• [Material]
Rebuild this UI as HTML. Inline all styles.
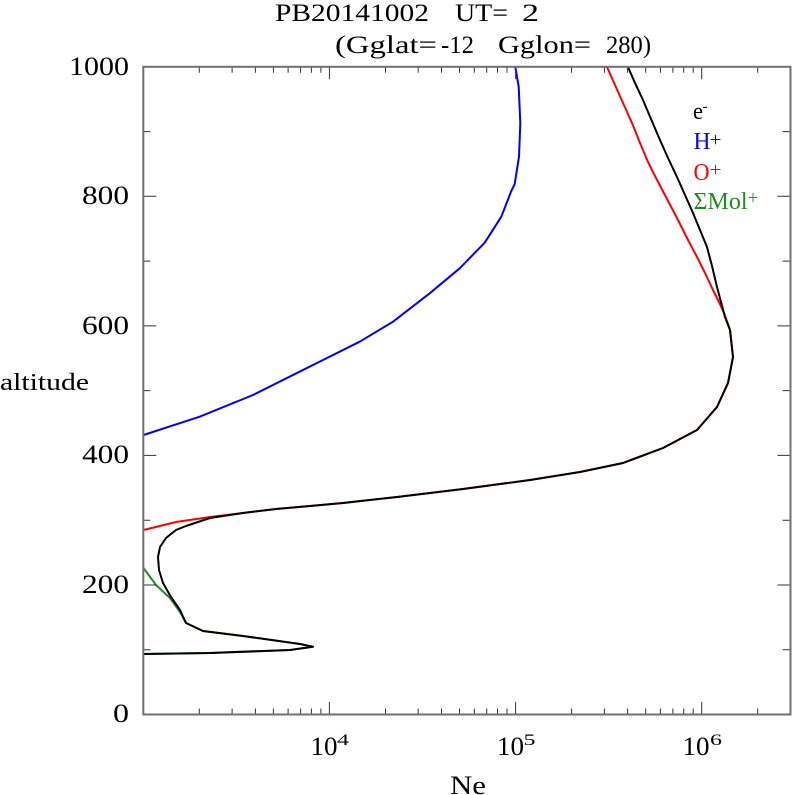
<!DOCTYPE html>
<html>
<head>
<meta charset="utf-8">
<style>
  html, body { margin: 0; padding: 0; background: #ffffff; }
  svg { display: block; }
  text { font-family: "Liberation Serif", "DejaVu Serif", serif; fill: #000; }
</style>
</head>
<body>
<svg width="792" height="795" viewBox="0 0 792 795" xmlns="http://www.w3.org/2000/svg">
  <rect x="0" y="0" width="792" height="795" fill="#ffffff"/>

  <!-- Title -->
  <text x="275" y="21" font-size="25" textLength="154" lengthAdjust="spacingAndGlyphs">PB20141002</text>
  <text x="455" y="21" font-size="25" textLength="53" lengthAdjust="spacingAndGlyphs">UT=</text>
  <text x="522" y="21" font-size="25" textLength="17" lengthAdjust="spacingAndGlyphs">2</text>
  <text x="335" y="53" font-size="25" textLength="102" lengthAdjust="spacingAndGlyphs">(Gglat=</text>
  <text x="441" y="53" font-size="25" textLength="33" lengthAdjust="spacingAndGlyphs">-12</text>
  <text x="498" y="53" font-size="25" textLength="93" lengthAdjust="spacingAndGlyphs">Gglon=</text>
  <text x="606" y="53" font-size="25" textLength="45" lengthAdjust="spacingAndGlyphs">280)</text>

  <!-- Curves -->
  <g fill="none" stroke-width="2" stroke-linejoin="round" stroke-linecap="round">
    <!-- H+ -->
    <path stroke="#0000ff" d="M143.5,435 L199.7,416.7 L253,395 L286.3,378.3 L323,360 L359.7,341.7 L393,321.7 L429.7,293.3 L459.7,268.3 L484.7,242.7 L501.3,216.7 L511,191.7 L514.7,184 L519,156.7 L520.3,123.3 L518.7,86.7 L515.3,67"/>
    <!-- Mol+ -->
    <path stroke="#228b22" d="M143.5,568 L156,585 L170,598 L180,612 L186,623 L203,631 L243,636 L300,644 L313,646.7 L290,650 L210,653 L143.5,654"/>
    <!-- O+ -->
    <path stroke="#ff0000" d="M143.5,530 L176,522 L210,517 L243,513 L276,509 L310,506 L343,503 L397,497 L463,489 L530,480 L580,472 L623,463 L663,448 L697,430 L717,407 L728,383 L733,357 L730,330 L724,313 L718,300 L713,290 L705,273 L697,257 L687,238 L677,218 L667,199 L657,180 L648,162 L640,143 L632,123 L623,103 L615,85 L607,67"/>
    <!-- e- -->
    <path stroke="#000000" d="M143.5,654 L210,653 L290,650 L313,646.7 L300,644 L243,636 L203,631 L186,623 L180,610 L171,597 L163,583 L159,570 L158,557 L160,547 L166,538 L176,530 L186,526 L210,518 L243,513 L276,509 L310,506 L343,503 L397,497 L463,489 L530,480 L580,472 L623,463 L663,448 L697,430 L717,407 L728,383 L733,357 L730,330 L725,317 L721,302 L717,287 L712,266 L707,247 L700,230 L693,213 L685,195 L677,177 L668,158 L660,140 L651,119 L643,100 L635,83 L628,67"/>
  </g>

  <!-- Ticks -->
  <g stroke="#333333" stroke-width="1" fill="none">
    <path d="M199.3,714.5v-6M232.1,714.5v-6M255.4,714.5v-6M273.4,714.5v-6M288.1,714.5v-6M300.6,714.5v-6M311.4,714.5v-6M320.9,714.5v-6M329.4,714.5v-12.5M385.5,714.5v-6M418.2,714.5v-6M441.5,714.5v-6M459.5,714.5v-6M474.3,714.5v-6M486.7,714.5v-6M497.5,714.5v-6M507,714.5v-6M515.6,714.5v-12.5M571.6,714.5v-6M604.4,714.5v-6M627.6,714.5v-6M645.7,714.5v-6M660.4,714.5v-6M672.9,714.5v-6M683.7,714.5v-6M693.2,714.5v-6M701.7,714.5v-12.5M757.7,714.5v-6"/>
    <path d="M199.3,66.8v6M232.1,66.8v6M255.4,66.8v6M273.4,66.8v6M288.1,66.8v6M300.6,66.8v6M311.4,66.8v6M320.9,66.8v6M329.4,66.8v12.5M385.5,66.8v6M418.2,66.8v6M441.5,66.8v6M459.5,66.8v6M474.3,66.8v6M486.7,66.8v6M497.5,66.8v6M507,66.8v6M515.6,66.8v12.5M571.6,66.8v6M604.4,66.8v6M627.6,66.8v6M645.7,66.8v6M660.4,66.8v6M672.9,66.8v6M683.7,66.8v6M693.2,66.8v6M701.7,66.8v12.5M757.7,66.8v6"/>
    <path d="M143.3,585h13M143.3,455.4h13M143.3,325.9h13M143.3,196.3h13M143.3,649.7h7M143.3,520.2h7M143.3,390.6h7M143.3,261.1h7M143.3,131.6h7"/>
    <path d="M790.5,585h-13M790.5,455.4h-13M790.5,325.9h-13M790.5,196.3h-13M790.5,649.7h-8M790.5,520.2h-8M790.5,390.6h-8M790.5,261.1h-8M790.5,131.6h-8"/>
  </g>

  <!-- Frame -->
  <rect x="143.3" y="66.8" width="647.2" height="647.7" fill="none" stroke="#707070" stroke-width="2"/>

  <!-- Y tick labels -->
  <text x="69" y="75" font-size="26" textLength="60" lengthAdjust="spacingAndGlyphs">1000</text>
  <text x="82" y="204" font-size="26" textLength="47" lengthAdjust="spacingAndGlyphs">800</text>
  <text x="82" y="334" font-size="26" textLength="47" lengthAdjust="spacingAndGlyphs">600</text>
  <text x="82" y="463" font-size="26" textLength="47" lengthAdjust="spacingAndGlyphs">400</text>
  <text x="82" y="593" font-size="26" textLength="47" lengthAdjust="spacingAndGlyphs">200</text>
  <text x="113" y="722" font-size="26" textLength="16" lengthAdjust="spacingAndGlyphs">0</text>

  <!-- X tick labels -->
  <text x="310.5" y="755" font-size="26" textLength="27" lengthAdjust="spacingAndGlyphs">10</text>
  <text x="337" y="745" font-size="16" textLength="12" lengthAdjust="spacingAndGlyphs">4</text>
  <text x="497" y="755" font-size="26" textLength="27" lengthAdjust="spacingAndGlyphs">10</text>
  <text x="523.5" y="745" font-size="16" textLength="12" lengthAdjust="spacingAndGlyphs">5</text>
  <text x="682.5" y="755" font-size="26" textLength="27" lengthAdjust="spacingAndGlyphs">10</text>
  <text x="710" y="745" font-size="16" textLength="12" lengthAdjust="spacingAndGlyphs">6</text>

  <!-- Axis labels -->
  <text x="450" y="794" font-size="26" textLength="36" lengthAdjust="spacingAndGlyphs">Ne</text>
  <text x="0" y="390" font-size="24" textLength="89" lengthAdjust="spacingAndGlyphs">altitude</text>

  <!-- Legend -->
  <text x="693" y="119" font-size="24" textLength="10" lengthAdjust="spacingAndGlyphs">e</text>
  <text x="702.5" y="111" font-size="16" textLength="5" lengthAdjust="spacingAndGlyphs">-</text>

  <text x="693.5" y="149" font-size="24" style="fill:#0000ff" textLength="17" lengthAdjust="spacingAndGlyphs">H</text>
  <text x="709.5" y="146" font-size="20" style="fill:#0000ff" textLength="12" lengthAdjust="spacingAndGlyphs">+</text>

  <text x="693.5" y="180" font-size="24" style="fill:#ff0000" textLength="16" lengthAdjust="spacingAndGlyphs">O</text>
  <text x="709.5" y="176" font-size="20" style="fill:#ff0000" textLength="12" lengthAdjust="spacingAndGlyphs">+</text>

  <text x="693.5" y="209" font-size="24" style="fill:#228b22" textLength="54" lengthAdjust="spacingAndGlyphs">ΣMol</text>
  <text x="748" y="204" font-size="20" style="fill:#228b22" textLength="10" lengthAdjust="spacingAndGlyphs">+</text>
</svg>
</body>
</html>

• [The request]
Exclude the images and reproduce the remaining data exactly.

• [Solved problem]
Rebuild this UI as HTML. Inline all styles.
<!DOCTYPE html>
<html>
<head>
<meta charset="utf-8">
<style>
  html, body { margin: 0; padding: 0; background: #ffffff; }
  svg { display: block; }
  text { font-family: "Liberation Serif", "DejaVu Serif", serif; fill: #000; }
</style>
</head>
<body>
<svg width="792" height="795" viewBox="0 0 792 795" xmlns="http://www.w3.org/2000/svg">
  <rect x="0" y="0" width="792" height="795" fill="#ffffff"/>

  <!-- Title -->
  <text x="275" y="21" font-size="25" textLength="154" lengthAdjust="spacingAndGlyphs">PB20141002</text>
  <text x="455" y="21" font-size="25" textLength="53" lengthAdjust="spacingAndGlyphs">UT=</text>
  <text x="522" y="21" font-size="25" textLength="17" lengthAdjust="spacingAndGlyphs">2</text>
  <text x="335" y="53" font-size="25" textLength="102" lengthAdjust="spacingAndGlyphs">(Gglat=</text>
  <text x="441" y="53" font-size="25" textLength="33" lengthAdjust="spacingAndGlyphs">-12</text>
  <text x="498" y="53" font-size="25" textLength="93" lengthAdjust="spacingAndGlyphs">Gglon=</text>
  <text x="606" y="53" font-size="25" textLength="45" lengthAdjust="spacingAndGlyphs">280)</text>

  <!-- Curves -->
  <g fill="none" stroke-width="2" stroke-linejoin="round" stroke-linecap="round">
    <!-- H+ -->
    <path stroke="#0000ff" d="M143.5,435 L199.7,416.7 L253,395 L286.3,378.3 L323,360 L359.7,341.7 L393,321.7 L429.7,293.3 L459.7,268.3 L484.7,242.7 L501.3,216.7 L511,191.7 L514.7,184 L519,156.7 L520.3,123.3 L518.7,86.7 L515.3,67"/>
    <!-- Mol+ -->
    <path stroke="#228b22" d="M143.5,568 L156,585 L170,598 L180,612 L186,623 L203,631 L243,636 L300,644 L313,646.7 L290,650 L210,653 L143.5,654"/>
    <!-- O+ -->
    <path stroke="#ff0000" d="M143.5,530 L176,522 L210,517 L243,513 L276,509 L310,506 L343,503 L397,497 L463,489 L530,480 L580,472 L623,463 L663,448 L697,430 L717,407 L728,383 L733,357 L730,330 L724,313 L718,300 L713,290 L705,273 L697,257 L687,238 L677,218 L667,199 L657,180 L648,162 L640,143 L632,123 L623,103 L615,85 L607,67"/>
    <!-- e- -->
    <path stroke="#000000" d="M143.5,654 L210,653 L290,650 L313,646.7 L300,644 L243,636 L203,631 L186,623 L180,610 L171,597 L163,583 L159,570 L158,557 L160,547 L166,538 L176,530 L186,526 L210,518 L243,513 L276,509 L310,506 L343,503 L397,497 L463,489 L530,480 L580,472 L623,463 L663,448 L697,430 L717,407 L728,383 L733,357 L730,330 L725,317 L721,302 L717,287 L712,266 L707,247 L700,230 L693,213 L685,195 L677,177 L668,158 L660,140 L651,119 L643,100 L635,83 L628,67"/>
  </g>

  <!-- Ticks -->
  <g stroke="#333333" stroke-width="1" fill="none">
    <path d="M199.3,714.5v-6M232.1,714.5v-6M255.4,714.5v-6M273.4,714.5v-6M288.1,714.5v-6M300.6,714.5v-6M311.4,714.5v-6M320.9,714.5v-6M329.4,714.5v-12.5M385.5,714.5v-6M418.2,714.5v-6M441.5,714.5v-6M459.5,714.5v-6M474.3,714.5v-6M486.7,714.5v-6M497.5,714.5v-6M507,714.5v-6M515.6,714.5v-12.5M571.6,714.5v-6M604.4,714.5v-6M627.6,714.5v-6M645.7,714.5v-6M660.4,714.5v-6M672.9,714.5v-6M683.7,714.5v-6M693.2,714.5v-6M701.7,714.5v-12.5M757.7,714.5v-6"/>
    <path d="M199.3,66.8v6M232.1,66.8v6M255.4,66.8v6M273.4,66.8v6M288.1,66.8v6M300.6,66.8v6M311.4,66.8v6M320.9,66.8v6M329.4,66.8v12.5M385.5,66.8v6M418.2,66.8v6M441.5,66.8v6M459.5,66.8v6M474.3,66.8v6M486.7,66.8v6M497.5,66.8v6M507,66.8v6M515.6,66.8v12.5M571.6,66.8v6M604.4,66.8v6M627.6,66.8v6M645.7,66.8v6M660.4,66.8v6M672.9,66.8v6M683.7,66.8v6M693.2,66.8v6M701.7,66.8v12.5M757.7,66.8v6"/>
    <path d="M143.3,585h13M143.3,455.4h13M143.3,325.9h13M143.3,196.3h13M143.3,649.7h7M143.3,520.2h7M143.3,390.6h7M143.3,261.1h7M143.3,131.6h7"/>
    <path d="M790.5,585h-13M790.5,455.4h-13M790.5,325.9h-13M790.5,196.3h-13M790.5,649.7h-8M790.5,520.2h-8M790.5,390.6h-8M790.5,261.1h-8M790.5,131.6h-8"/>
  </g>

  <!-- Frame -->
  <rect x="143.3" y="66.8" width="647.2" height="647.7" fill="none" stroke="#707070" stroke-width="2"/>

  <!-- Y tick labels -->
  <text x="69" y="75" font-size="26" textLength="60" lengthAdjust="spacingAndGlyphs">1000</text>
  <text x="82" y="204" font-size="26" textLength="47" lengthAdjust="spacingAndGlyphs">800</text>
  <text x="82" y="334" font-size="26" textLength="47" lengthAdjust="spacingAndGlyphs">600</text>
  <text x="82" y="463" font-size="26" textLength="47" lengthAdjust="spacingAndGlyphs">400</text>
  <text x="82" y="593" font-size="26" textLength="47" lengthAdjust="spacingAndGlyphs">200</text>
  <text x="113" y="722" font-size="26" textLength="16" lengthAdjust="spacingAndGlyphs">0</text>

  <!-- X tick labels -->
  <text x="310.5" y="755" font-size="26" textLength="27" lengthAdjust="spacingAndGlyphs">10</text>
  <text x="337" y="745" font-size="16" textLength="12" lengthAdjust="spacingAndGlyphs">4</text>
  <text x="497" y="755" font-size="26" textLength="27" lengthAdjust="spacingAndGlyphs">10</text>
  <text x="523.5" y="745" font-size="16" textLength="12" lengthAdjust="spacingAndGlyphs">5</text>
  <text x="682.5" y="755" font-size="26" textLength="27" lengthAdjust="spacingAndGlyphs">10</text>
  <text x="710" y="745" font-size="16" textLength="12" lengthAdjust="spacingAndGlyphs">6</text>

  <!-- Axis labels -->
  <text x="450" y="794" font-size="26" textLength="36" lengthAdjust="spacingAndGlyphs">Ne</text>
  <text x="0" y="390" font-size="24" textLength="89" lengthAdjust="spacingAndGlyphs">altitude</text>

  <!-- Legend -->
  <text x="693" y="119" font-size="24" textLength="10" lengthAdjust="spacingAndGlyphs">e</text>
  <text x="702.5" y="111" font-size="16" textLength="5" lengthAdjust="spacingAndGlyphs">-</text>

  <text x="693.5" y="149" font-size="24" style="fill:#0000ff" textLength="17" lengthAdjust="spacingAndGlyphs">H</text>
  <text x="709.5" y="146" font-size="20" style="fill:#0000ff" textLength="12" lengthAdjust="spacingAndGlyphs">+</text>

  <text x="693.5" y="180" font-size="24" style="fill:#ff0000" textLength="16" lengthAdjust="spacingAndGlyphs">O</text>
  <text x="709.5" y="176" font-size="20" style="fill:#ff0000" textLength="12" lengthAdjust="spacingAndGlyphs">+</text>

  <text x="693.5" y="209" font-size="24" style="fill:#228b22" textLength="54" lengthAdjust="spacingAndGlyphs">ΣMol</text>
  <text x="748" y="204" font-size="20" style="fill:#228b22" textLength="10" lengthAdjust="spacingAndGlyphs">+</text>
</svg>
</body>
</html>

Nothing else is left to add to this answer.